Hi Igno (and list):

Really cool to see this specification getting fleshed out!


I have mixed feelings about the full node mode. While archival is desirable for 
later checks (included from new nodes), we would get stronger privacy 
guarantees if cut-through still happened on full nodes. I think the "right to 
be forgotten" is an important part of the design. Any strong opinion either way?

I agree with your preference for the "right to be forgotten". However, given 
that: 1) there can be no guarantee that a custom node is not recording 
transactions in full since genesis and 2) full block sync may be an important 
fallback under adversarial conditions, I'm not sure it would be possible to 
exclude this functionality completely in the default node implementation. I do 
think it makes sense to take reasonable measures to prevent or actively 
obfuscate this full history from being maintained and easily exported from the 
node, however.

Re: the spec itself:

At a high level, I really like the partial history sync to facilitate 
bootstrapping. If bootstrapping can be extremely fast and still very secure, 
that opens up the possibility for extremely light applications throughout the 
ecosystem, from wallets to short-lived web applications, that don't sacrifice 
much of the security model.

As someone new to the project, I feel like one piece of context I'm missing is 
the form of the cut-through blocks themselves. From glancing at the pruning doc 
and the mimblewimble spec, my guess is that the cut-through block would contain 
all the block headers, plus the abridged utxo set. Is this an accurate 
assumption?

Another question I have is with regards to the interaction between the moving 
horizon and discarding block history via cut-through. Given the example from 
the doc:

> The new node also has prior knowledge of the genesis block. It connects to 
> other peers and learns about the head of the most worked chain. It asks for 
> the block header at the horizon block, requiring peer agreement. If consensus 
> is not reached at h = H - Z, the node gradually increases the horizon Z, 
> moving h backward until consensus is reached. Then it gets the full UTXO set 
> at the horizon block.

If most (if not all) of the nodes on the network are pruning their history, it 
seems like there would be an upper bound of the horizon Z- a node with pruned 
history at horizon Z cannot provide a cut-through block at Z' > Z, nor can it 
provide the full history. Even if the node's internal cut-through horizon is 
many multiples greater than the bootstrapping horizon, there is still an 
effective minimum height that this peer can bootstrap back to given any 
disagreement. Additionally, even if some nodes are full nodes which are capable 
of providing full history, as written it seems necessary to consider the sybil 
attack probability as the likelihood of an attacker controlling all the full 
nodes the peer is connected to, which may be significantly easier than a 
generalized sybil attack (depending on the ratio of pruning nodes to full 
nodes).

My first thought is: How much does this actually matter?

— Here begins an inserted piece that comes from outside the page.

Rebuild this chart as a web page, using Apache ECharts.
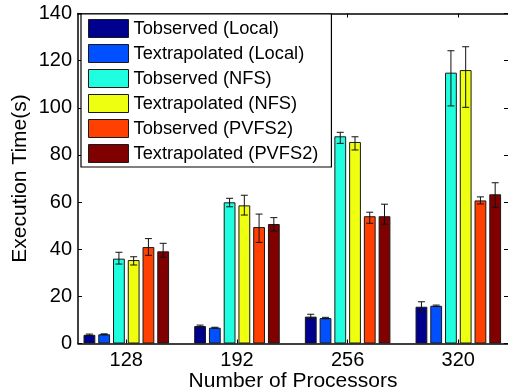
<!DOCTYPE html>
<html>
<head>
<meta charset="utf-8">
<script src="https://cdn.jsdelivr.net/npm/echarts@6/dist/echarts.min.js"></script>
<style>
html,body{margin:0;padding:0;background:#fff;}
#chart{width:508px;height:392px;}
</style>
</head>
<body>
<div id="chart"></div>
<script>
// ---- data ----
const categories = ['128', '192', '256', '320'];
const groupX = [1, 2, 3, 4];
const seriesNames = [
  'Tobserved (Local)', 'Textrapolated (Local)',
  'Tobserved (NFS)', 'Textrapolated (NFS)',
  'Tobserved (PVFS2)', 'Textrapolated (PVFS2)'
];
const tobsLocal      = [3.7, 7.4, 11.4, 15.6];
const textrapLocal   = [3.9, 6.7, 10.8, 16.0];
const tobsNFS        = [36.0, 59.9, 87.9, 114.9];
const textrapNFS     = [35.4, 58.6, 85.5, 116.0];
const tobsPVFS2      = [40.9, 49.4, 54.0, 60.7];
const textrapPVFS2   = [39.1, 50.7, 54.0, 63.3];
// error bar bounds (low / high)
const tobsLocalLow    = [3.4, 7.0, 10.2, 13.4];
const tobsLocalHigh   = [4.0, 7.8, 12.4, 17.7];
const textrapLocalLow = [3.7, 6.5, 10.5, 15.7];
const textrapLocalHigh= [4.1, 6.9, 11.1, 16.3];
const tobsNFSLow      = [33.7, 58.0, 84.9, 100.8];
const tobsNFSHigh     = [38.7, 61.6, 89.6, 124.2];
const textrapNFSLow   = [33.3, 54.5, 82.1, 100.2];
const textrapNFSHigh  = [36.8, 62.9, 87.7, 125.9];
const tobsPVFS2Low    = [37.4, 42.9, 51.0, 59.2];
const tobsPVFS2High   = [44.5, 54.9, 55.7, 62.2];
const textrapPVFS2Low = [36.6, 47.7, 50.6, 57.8];
const textrapPVFS2High= [42.5, 53.4, 59.1, 68.2];
const yTicks = [0, 20, 40, 60, 80, 100, 120, 140];

// ---- styling ----
const colors = ['#00008F', '#0050FF', '#1FFFDF', '#EFFF10', '#FF4000', '#800000'];
const FONT = '"Liberation Sans", Arial, Helvetica, sans-serif';
const BAR_W = 11.8;
const GAP_PCT = 25;
const PITCH = BAR_W * (1 + GAP_PCT / 100);

const values = [tobsLocal, textrapLocal, tobsNFS, textrapNFS, tobsPVFS2, textrapPVFS2];
const lows = [tobsLocalLow, textrapLocalLow, tobsNFSLow, textrapNFSLow, tobsPVFS2Low, textrapPVFS2Low];
const highs = [tobsLocalHigh, textrapLocalHigh, tobsNFSHigh, textrapNFSHigh, tobsPVFS2High, textrapPVFS2High];

const barSeries = seriesNames.map((name, si) => ({
  name: name,
  type: 'bar',
  xAxisIndex: 0,
  yAxisIndex: 0,
  barWidth: BAR_W,
  barGap: GAP_PCT + '%',
  itemStyle: { color: colors[si], borderColor: '#1a1a1a', borderWidth: 1 },
  emphasis: { disabled: true },
  data: groupX.map((x, gi) => [x, values[si][gi]]),
  z: 2
}));

const errData = [];
seriesNames.forEach((n, si) => {
  groupX.forEach((x, gi) => errData.push([x, si, lows[si][gi], highs[si][gi]]));
});

const errSeries = {
  type: 'custom',
  xAxisIndex: 0,
  yAxisIndex: 0,
  encode: { x: 0, y: [2, 3] },
  z: 5,
  silent: true,
  renderItem: function (params, api) {
    const gx = api.value(0), si = api.value(1), lo = api.value(2), hi = api.value(3);
    const pLo = api.coord([gx, lo]);
    const pHi = api.coord([gx, hi]);
    const x = pLo[0] + (si - 2.5) * PITCH;
    const cw = 3.5;
    const st = { stroke: '#111', lineWidth: 1 };
    return {
      type: 'group',
      children: [
        { type: 'line', shape: { x1: x, y1: pLo[1], x2: x, y2: pHi[1] }, style: st },
        { type: 'line', shape: { x1: x - cw, y1: pLo[1], x2: x + cw, y2: pLo[1] }, style: st },
        { type: 'line', shape: { x1: x - cw, y1: pHi[1], x2: x + cw, y2: pHi[1] }, style: st }
      ]
    };
  },
  data: errData
};

const X_MIN = 0.5636, X_MAX = 4.449;
const axisLineStyle = { color: '#000', width: 1.5 };

const option = {
  animation: false,
  backgroundColor: '#fff',
  textStyle: { fontFamily: FONT, color: '#000' },
  grid: { left: 78, right: 0, top: 13.5, bottom: 48.5, containLabel: false, outerBoundsMode: 'none' },
  legend: {
    orient: 'vertical',
    left: 81,
    top: 14,
    z: 10,
    padding: [5, 13, 4, 7],
    itemGap: 6.0,
    itemWidth: 40,
    itemHeight: 18,
    icon: 'rect',
    selectedMode: false,
    backgroundColor: '#fff',
    borderColor: '#000',
    borderWidth: 1.2,
    borderRadius: 0,
    itemStyle: { borderColor: '#1a1a1a', borderWidth: 1 },
    textStyle: { fontFamily: FONT, fontSize: 18.3, color: '#000' },
    data: seriesNames
  },
  xAxis: [
    {
      type: 'value',
      min: X_MIN, max: X_MAX,
      position: 'bottom',
      name: 'Number of Processors',
      nameLocation: 'middle',
      nameGap: 27,
      nameMoveOverlap: false,
      nameTextStyle: { fontFamily: FONT, fontSize: 21, color: '#000' },
      axisLine: { show: true, onZero: false, lineStyle: axisLineStyle },
      axisTick: { show: true, inside: true, length: 4, customValues: groupX, lineStyle: { color: '#000' } },
      axisLabel: {
        show: true, margin: 7, fontFamily: FONT, fontSize: 20, color: '#000',
        customValues: groupX,
        formatter: v => categories[Math.round(v) - 1]
      },
      splitLine: { show: false }
    },
    {
      type: 'value',
      min: X_MIN, max: X_MAX,
      position: 'top',
      axisLine: { show: true, onZero: false, lineStyle: axisLineStyle },
      axisTick: { show: true, inside: true, length: 4, customValues: groupX, lineStyle: { color: '#000' } },
      axisLabel: { show: false },
      splitLine: { show: false }
    }
  ],
  yAxis: [
    {
      type: 'value',
      min: 0, max: 140, interval: 20,
      position: 'left',
      name: 'Execution Time(s)',
      nameLocation: 'middle',
      nameGap: 47,
      nameMoveOverlap: false,
      nameTextStyle: { fontFamily: FONT, fontSize: 21, color: '#000' },
      axisLine: { show: true, onZero: false, lineStyle: axisLineStyle },
      axisTick: { show: true, inside: true, length: 4, lineStyle: { color: '#000' } },
      axisLabel: { margin: 6, fontFamily: FONT, fontSize: 20, color: '#000',
        customValues: yTicks },
      splitLine: { show: false }
    },
    {
      type: 'value',
      min: 0, max: 140, interval: 20,
      position: 'right',
      axisLine: { show: false },
      axisTick: { show: true, inside: true, length: 4, lineStyle: { color: '#000' } },
      axisLabel: { show: false },
      splitLine: { show: false }
    }
  ],
  series: barSeries.concat([errSeries])
};

const chart = echarts.init(document.getElementById('chart'), null, { renderer: 'canvas' });
chart.setOption(option);
</script>
</body>
</html>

Assuming that the 
block headers are included in the cut-through block, proof of work is 
validated, and the longest/valid chain is determined by total work, forging an 
entirely invalid cut-through block from genesis would require at the minimum 
the same amount of total work as the valid chain has accumulated thus far. An 
adversary could build on top of the valid chain, perhaps adding a handful of 
"difficulty adjustment" blocks with forged timestamps to drive down the 
difficulty, but the total work of the forged chain would still need to exceed 
that of the main chain to be deemed valid. Given this, does it make sense to 
amend the spec to seek more peers and go with the majority agreement chain with 
the most work, rather than push back the horizon? That removes the requirement 
for a significant number of non-pruning peers in the network, which helps your 
"right to be forgotten" point from your email.